I was out for a walk to the local university in Arequipa, Peru recently, when I saw out of the corner of my eye a huge edifice with an inscription, "The Family of ..." in a cemetery. I don't often see families together in life, let alone in death, so I found a gate and entered in just to satisfy my morbid curiosity about whatever the hell I was thinking about. Not surprisingly, I found a range of post-life experiences, some of which surprised me. Take, for example, Julia Bueno, d. 1928, who died almost a hundred years ago, and who still has at least one person leaving flowers. Why? Who would care?

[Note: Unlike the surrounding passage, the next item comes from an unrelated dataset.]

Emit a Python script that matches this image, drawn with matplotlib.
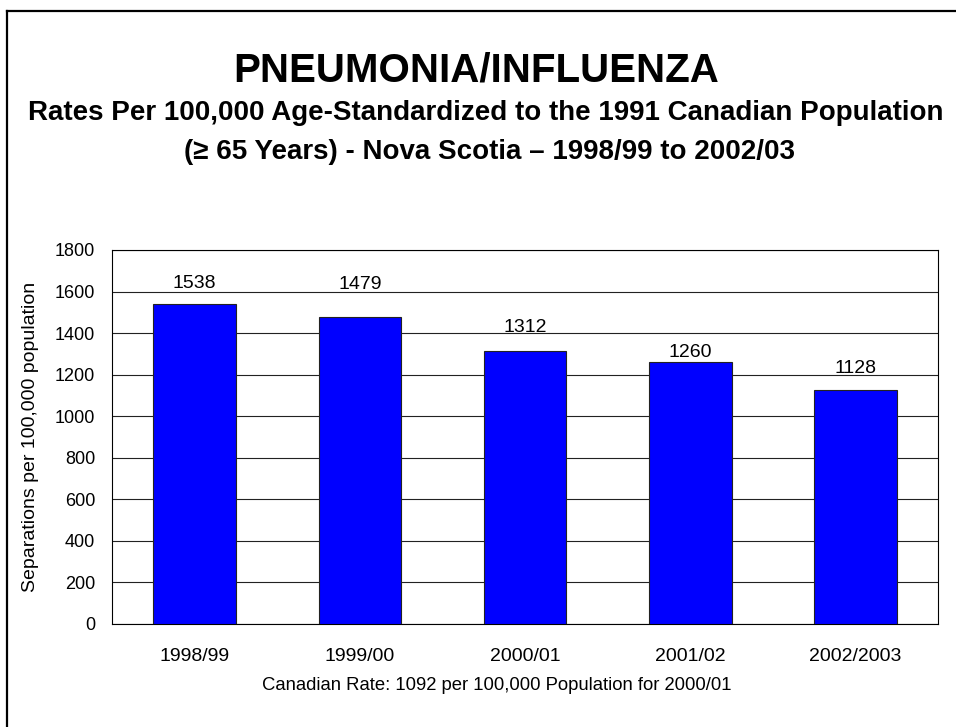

Others are lined up in galleries row upon row, and galleries abound in this cemetery. So too do the family crypts. I had some family somewhere, most of whom, those I know, are dead, and I don't give them more than passing thought. I don't care about the dead, and it might say something as well that I don't have any children. One might wonder if the galleries and the family crypts are actually about individuals at all or if they are simply about place-holder people. I don't have any answers here.

I did see the dead respected for whatever reasons. Those reasons are beyond me. I see that some do not survive the time. One might wish to be a good person and so to be remembered by those who couldn't possibly recall the living being. But life is not fair, and one cannot say of another that he or she did not deserve to be loved in death. sometimes people just get buried and left, and sometimes they get buried and rooted out. For me, living still, there is a wonder that I can't satisfy. I will never know if I am forgotten and buried or forgotten and burned or just forgotten. But in this life I can look at others and live with their experience because others cared at least a little bit and left some of that for me to think on.

The university might teach things of this nature, but I missed that part.

I might have learned something in a walk through the grave yard. It'll pass.